Slow servers would be one
Monetary surpluses?
Some schools (notably many of those in urban areas).
Monetary deficits
Upgrading gov’t equipment.
… that’s about all I can think of.
Ooh! Ooh! Me! I’m a problem to society!
Daniel
holding out his arms
– okay, seriously, do you mean, “which of society’s problems need tangible resources in order to be solved?” or do you mean, “which of society’s problems will be solved by an indiscriminate allocation of resources?”
If the first, then virtually any serious problem requires tangible resources for a solution. If the latter, virtually any serious problem requires an intelligent allocation of resources for a solution. So depending on what you’re asking, I’d answer, “all of them,” or, “none of them.”
Hmmmm, Poverty?
Wellp… perhaps that’s better solved by giving people training. Letting them accomplish something, giving them confidence. Thats not necesarilly something you throw money at. I dont think a welfare state is the solution to poverty, but only a temorary stipend to make sure you dont starve to death.
That being said, I think that quite a number of areas could be helped considerably by ‘throwing money at them.’ There is a common misperception that the government is a very wasteful spender. This is not nearly as bad as people believe. The pressure for government officials not to waste money is present, though that pressure is not as strong as private industry where you are often working toward your own profit. However, that sort of pressure leads people to cut serious corners.
Homeland security?
Thats an interesting one. Can we fix poverty by simply giving money to the poor? Or is poverty rooted in something more deep seated like mental disorders and child abuse?
The problem of certain locations being insufficiently covered with money.
What’s the opposite of inflation? If it’s a problem, then throwing money at it will work just fine.
Maybe high dollar value. If the dollar gets too valuable, we can throw more money into the pot with no compensation behind it and bring the value of the dollar right back down to pre-problem levels.
Sure, if the only thing separating the poor from money is location.

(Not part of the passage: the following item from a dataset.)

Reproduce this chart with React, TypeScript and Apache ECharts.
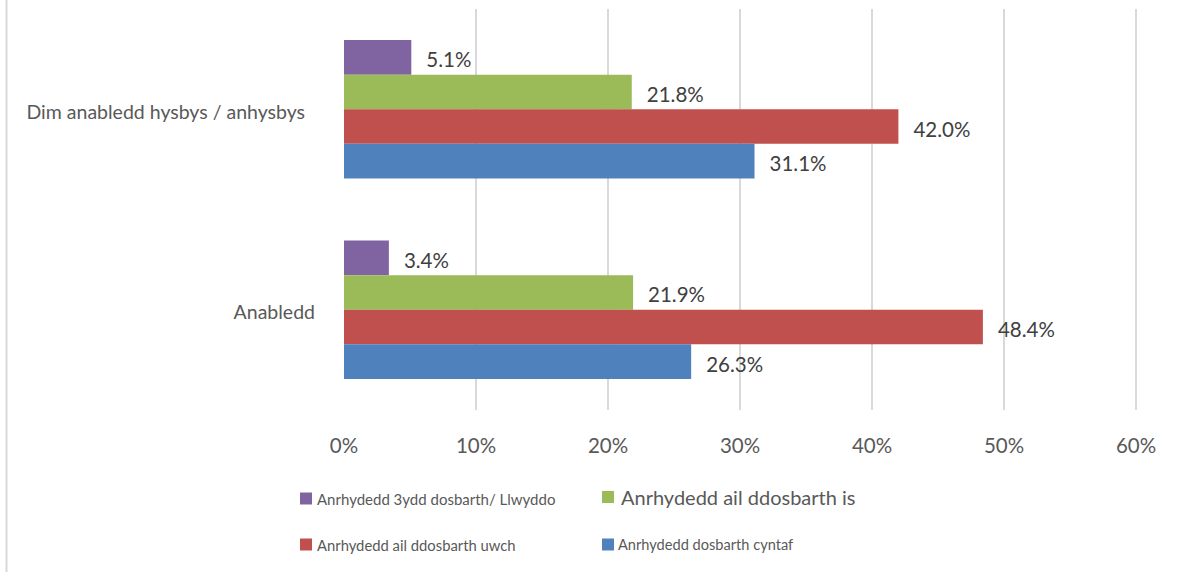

More money can fix deflation.
Perhaps a way to rephrase the question would be:
“Which of societies problems can best be addressed by allocating more money to their solutions, as opposed to restructuring the way the money is currently being spent?”
Or, more succinctly:
“Which social programs are currently underfunded, as opposed to just pathetically inefficient or poorly conceived?”
To which I will answer: precious few. I think the fact that we keep addressing problems by indiscriminately throwing money at them only makes the problems themselves worse.
Jeff
Jeff, do you have any support for this thesis? It seems counterintuitive that one comes closer to solving or addressing a problem by doing nothing than by attempting to help but doing so inefficiently.
I think my original aim was something more like which problems are problems simply for lack of money and which are due to more inherent problems in how our society is run.
For example, I think crime would be a problem that no amount of funding could get rid of. You could spend billions on creating a totalitarian police state and people would still murder/rape/jay walk.
Education is a mixed bag. While there are some horribly underfunded schools, a lot of the problem comes about through lack of motivation, not alck of resources.
Poverty, I think is something that looks easy on the surface but there lurks a deeper problem underneath. Do the long time poor still both the motivation and the ability to stay out of poverty once they are given a chance or will they slide back in unless we give them hand out after handout. If we did have to resort to that, would more people resort to not working?
I think the War on Drugs ™ has shown how futile throwing money at trying to prevent illegal narcotics has been.
I would doubt that any amount of money could make the Western world free of terroism.
In the UK at least, that might be termed ‘recession’, namely the ‘bust’ part of the commonly observed and ideally avoided boom-and-bust economic cycle. I’ve heard it suggested that avoiding recession is the real reason for the existence of a welfare state. The theory goes that when the economy starts to take a downturn, people will lose their jobs and hence their income, consumer spending will hence decrease, company profits will fall, more people will lose their jobs etc. and the process repeats (oversimplification obviously). But by having a welfare state, people who are unemployed will still have some spending power, and hence the spiralling decline of the economy is halted. If the welfare state does indeed have theis effect, whether or not by design, then it would indeed be a good example of how throwing money at something can, in and of itself, achieve something.